Perhaps, however, you were led into biography through other channels. The life of Napoleon or of Cæsar, of some painter, poet, man of letters, inventor, or explorer, may have been the first to attract you; but the outcome will be the same. You will feel that you have gained a new companion, as real as your flesh-and-blood intimates, but wittier, wiser, or more picturesque than they; a friend whose latchstring is always out for you to pull; a crony who will gossip when you desire, who will never desert you nor grow cold nor yawn at your dulness, nor resent your indifference. For the relation between you is wholly one-sided. His spirit is distilled in a book, like some rare cordial in a flask, to be enjoyed or not according to your mood. He bestows his all—himself: but only on condition that you supply the perfect sympathy requisite for understanding him.
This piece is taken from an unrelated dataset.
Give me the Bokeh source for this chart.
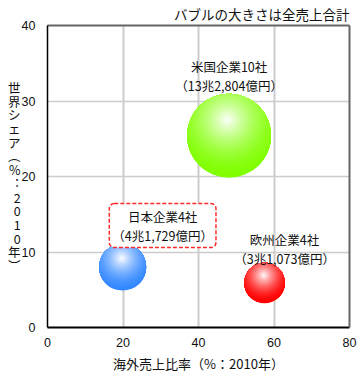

This relationship between the reader and the dead and gone who have perpetuated themselves in literature is absolutely unique. In all other affairs there must be reciprocity, the interplay of temperaments, the stress of moral obligation; but in this transaction the author gives all, and the reader takes all (if he can) without thought of making returns, and without incurring the imputation of being a sponge or a parasite. If you are a free man, no intermediary stands between you and the author who draws you or repels you according to the subtle laws of affinity. Rarely, rarely among the living is that condition for ideal companionship realized.